The material of the present thesis consists of spontaneous speech, isolated vowels and words embedded in read text. Acoustic measurements, including vowel duration and the first four formants, were performed on the 10 long (Q2) and 10 overlong (Q3) vowels of the Võru dialect. Pire Teras also carried out two perception tests where isolated vowels read by one speaker and words cut out of texts read by four speakers were used as stimuli. The results show that Võru mid vowels are raised in overlong quantity so as to be acoustically very near and perceptually indistinguishable from high vowels. As a consequence, the raised mid vowels can, according to the author, be treated as allophones of the corresponding high vowels.

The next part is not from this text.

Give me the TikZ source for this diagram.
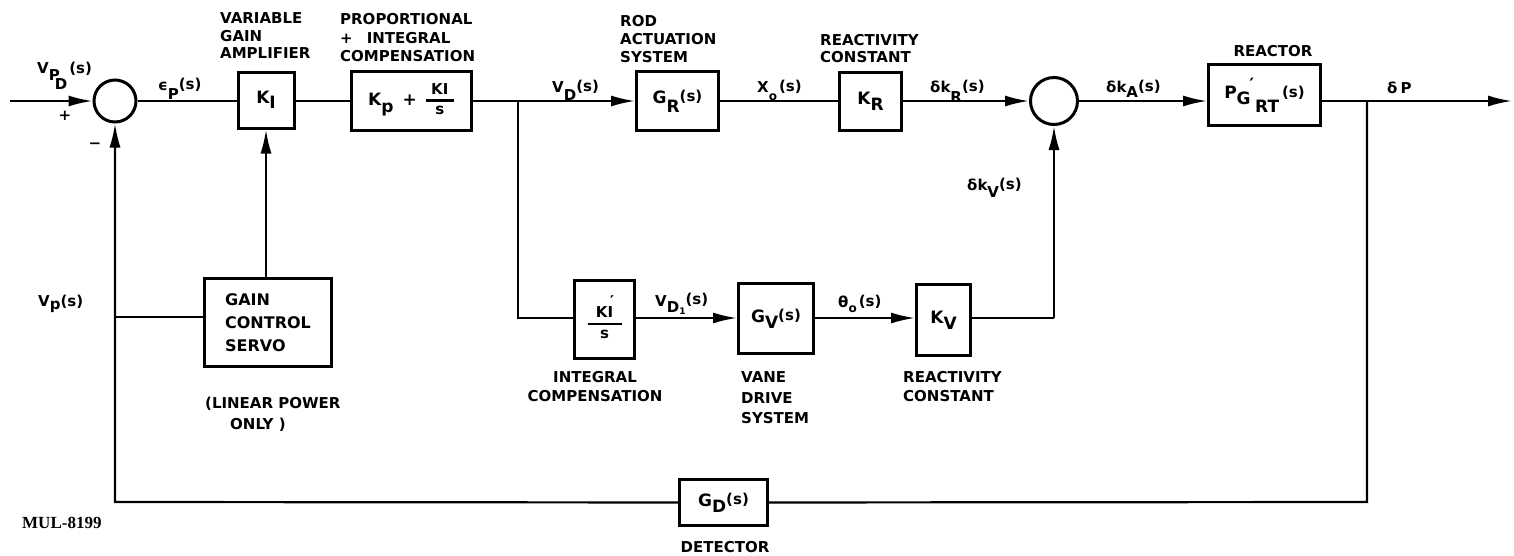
\documentclass[tikz,border=0pt]{standalone}
\usepackage{fontspec}
\setmainfont{DejaVu Sans}[BoldFont={DejaVu Sans Bold}]
\newfontfamily\serifb{Liberation Serif}[BoldFont={Liberation Serif Bold}]
\usetikzlibrary{arrows.meta}
\newcommand\sm{\fontsize{15}{15}\selectfont}
\newcommand\lo[2][7pt]{\raisebox{-#1}{#2}}
\newcommand\sa[1][3pt]{\raisebox{#1}{\sm(s)}}
\newcommand\fr[3][30pt]{{\setlength\arrayrulewidth{2.2pt}\setlength\tabcolsep{0pt}\renewcommand\arraystretch{0.85}\begin{tabular}[c]{c}#2\\\hline\noalign{\vskip1pt}\makebox[#1]{#3}\end{tabular}}}
\begin{document}
\begin{tikzpicture}[x=1pt,y=-1pt,
 wire/.style={line width=2.2pt},
 arr/.style={wire,-{Latex[length=24pt,width=11pt]}},
 blk/.style={draw,line width=3pt,inner sep=0pt,font=\fontsize{17}{20}\selectfont\bfseries},
 sum/.style={circle,draw,line width=3pt,inner sep=0pt},
 ttl/.style={inner sep=0pt,font=\fontsize{15}{18}\selectfont\bfseries},
 sig/.style={inner sep=0pt,anchor=base west,font=\fontsize{15}{18}\selectfont\bfseries}]
\useasboundingbox (0,0) rectangle (1514,555);

% summing junctions
\node[sum,minimum size=42pt] (c1) at (115,101) {};
\node[sum,minimum size=47pt] (c2) at (1054,101) {};

% blocks
\node[blk,minimum width=56pt,minimum height=56pt] (k1) at (266,100) {K\lo[5pt]{I}};
\node[blk,minimum width=120pt,minimum height=59pt] (pi) at (411,101) {K\lo[7pt]{p}\hspace{9pt}+\hspace{9pt}\fr[28pt]{\fontsize{15}{15}\selectfont KI}{\fontsize{15}{15}\selectfont s}};
\node[blk,minimum width=82pt,minimum height=59pt] (gr) at (677.5,101) {G\lo[9pt]{R}\sa[2pt]};
\node[blk,minimum width=62pt,minimum height=58pt] (kr) at (870.5,101) {K\lo[6pt]{R}};
\node[blk,minimum width=112pt,minimum height=61pt] (rx) at (1264.5,95) {P\lo[6pt]{G}\kern-1pt\raisebox{8pt}{′}\kern1pt\lo[14pt]{RT}\kern3pt\sa[1pt]};
\node[blk,minimum width=127pt,minimum height=88pt,align=left,font=\fontsize{16}{23}\selectfont\bfseries] (gcs) at (268,322.5) {GAIN\\CONTROL\\SERVO};
\node[blk,minimum width=60pt,minimum height=78pt] (ki) at (604.5,319.5) {\fr[34pt]{\fontsize{15}{15}\selectfont KI\llap{\raisebox{11pt}{′}\kern-1pt}}{\fontsize{15}{15}\selectfont s}};
\node[blk,minimum width=75pt,minimum height=70pt] (gv) at (776,318.5) {G\lo[6pt]{V}\sa[2pt]};
\node[blk,minimum width=54pt,minimum height=71pt] (kv) at (943.5,320) {K\lo[6pt]{V}};
\node[blk,minimum width=88pt,minimum height=46pt] (gd) at (723.5,502.5) {G\lo[6pt]{D}\sa[2pt]};

% coordinates
\coordinate (in) at (10,101);
\coordinate (b1) at (518,101);
\coordinate (b1d) at (518,318);
\coordinate (b2) at (1367,101);
\coordinate (out) at (1512,101);
\coordinate (b2d) at (1367,502);
\coordinate (bl) at (115,502);
\coordinate (gj) at (115,317);
\coordinate (vr) at (1054,318);

% connectors
\draw[arr] (in) -- (c1.west);
\draw[wire] (c1.east) -- (k1.west |- c1.east);
\draw[wire] (k1.east |- c1.east) -- (pi.west |- c1.east);
\draw[wire] (pi.east) -- (b1);
\draw[arr] (b1) -- (gr.west);
\draw[wire] (gr) -- (kr);
\draw[arr] (kr) -- (c2);
\draw[arr] (c2.east) -- (c2.east -| rx.west);
\draw[arr] (c2.east -| rx.east) -- (out);
\draw[wire] (b2) -- (b2d) -- (gd);
\draw[arr] (gd) -- (bl) -- (c1.south);
\draw[wire] (gj) -- (gj -| gcs.west);
\draw[arr] (gcs.north -| k1) -- (k1.south);
\draw[wire] (b1) -- (b1d) -- (ki.west |- b1d);
\draw[arr] (ki.east |- b1d) -- (gv.west |- b1d);
\draw[arr] (gv.east |- b1d) -- (kv.west |- b1d);
\draw[wire] (kv.east |- b1d) -- (vr);
\draw[arr] (vr) -- (c2.south);

% signal labels
\node[sig] (lvpd) at (37,73) {V\lo[7pt]{P}\kern-5pt\lo[16pt]{D}\kern2pt\sa[0pt]};
\node[ttl] (plus) at (65,116) {+};
\node[ttl] (minus) at (95,146) {−};
\node[sig] (leps) at (158,90) {ϵ\lo[9pt]{P}\sa[1pt]};
\node[sig] (lvd) at (552,92) {V\lo[8pt]{D}\sa[1pt]};
\node[sig] (lxo) at (757,92) {X\lo[8pt]{\fontsize{12}{12}\selectfont o}\kern2pt\sa[1pt]};
\node[sig] (ldkr) at (930,92) {δk\lo[10pt]{R}\sa[1pt]};
\node[sig] (ldka) at (1106,92) {δk\lo[5pt]{A}\sa[1pt]};
\node[sig] (ldp) at (1387,93) {δ\kern3pt P};
\node[sig] (ldkv) at (967,190) {δk\lo[7pt]{V}\sa[1pt]};
\node[sig] (lvp) at (38,306) {V\lo[3pt]{p}\sa[0pt]};
\node[sig] (lvd1) at (655,306) {V\lo[6pt]{D\lo[2pt]{\fontsize{9}{9}\selectfont 1}}\sa[2pt]};
\node[sig] (lth) at (838,307) {θ\lo[5pt]{\fontsize{12}{12}\selectfont o}\kern2pt\sa[1pt]};

% titles
\node[ttl,anchor=north west,align=left,font=\fontsize{15}{17.5}\selectfont\bfseries] (tvga) at (220,12.5) {VARIABLE\\GAIN\\AMPLIFIER};
\node[ttl,anchor=north west,align=left,font=\fontsize{15}{18.5}\selectfont\bfseries] (tpi) at (340,13.5) {PROPORTIONAL\\+\hspace{14pt}INTEGRAL\\COMPENSATION};
\node[ttl,anchor=north west,align=left,font=\fontsize{15}{18}\selectfont\bfseries] (trod) at (620,15.5) {ROD\\ACTUATION\\SYSTEM};
\node[ttl,anchor=north west,align=left,font=\fontsize{15}{17}\selectfont\bfseries] (trc1) at (820,34.5) {REACTIVITY\\CONSTANT};
\node[ttl] (trx) at (1273,51) {REACTOR};
\node[ttl,anchor=north,align=center,font=\fontsize{15}{19}\selectfont\bfseries] (tic) at (595,371.5) {INTEGRAL\\COMPENSATION};
\node[ttl,anchor=north west,align=left,font=\fontsize{15}{20.5}\selectfont\bfseries] (tvd) at (741,371.5) {VANE\\DRIVE\\SYSTEM};
\node[ttl,anchor=north west,align=left,font=\fontsize{15}{19}\selectfont\bfseries] (trc2) at (903,371.5) {REACTIVITY\\CONSTANT};
\node[ttl,anchor=north west,align=left,font=\fontsize{15}{21}\selectfont\bfseries] (tlp) at (205,396.5) {(LINEAR POWER\\\hspace*{25pt}ONLY )};
\node[ttl] (tdet) at (725,547) {DETECTOR};
\node[inner sep=0pt,anchor=base west,font=\serifb\fontsize{17}{17}\selectfont\bfseries] (mul) at (22,528) {MUL-8199};
\end{tikzpicture}
\end{document}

Pire Teras' thesis is valuable both because it addresses a question that has interested Estonian researchers for a long time, and because of the careful analysis methods the author has used. In addition, it embraces a large amount of data in different speaking styles, including spontaneous speech.

There are, however, two points that I found open to question. (1)Is it legitimate to use forms not possible in a given language or dialect, in this case, isolated Q2 vowels, as stimuli in perception tests? (2) Can the phonological status of the raised vowels be determined on the basis of perception tests alone?

The thesis as a whole will certainly encourage future research. In particular, a phenomenon that the author has drawn attention to, namely the "trading relation" between quality and quantity in Võru vowels: greater difference in quality calling for less difference in quantity and vice versa. This is not an uncommon phenomenon in the world's languages, but it is nonexistent in Standard Estonian and has not been studied in Estonian dialects.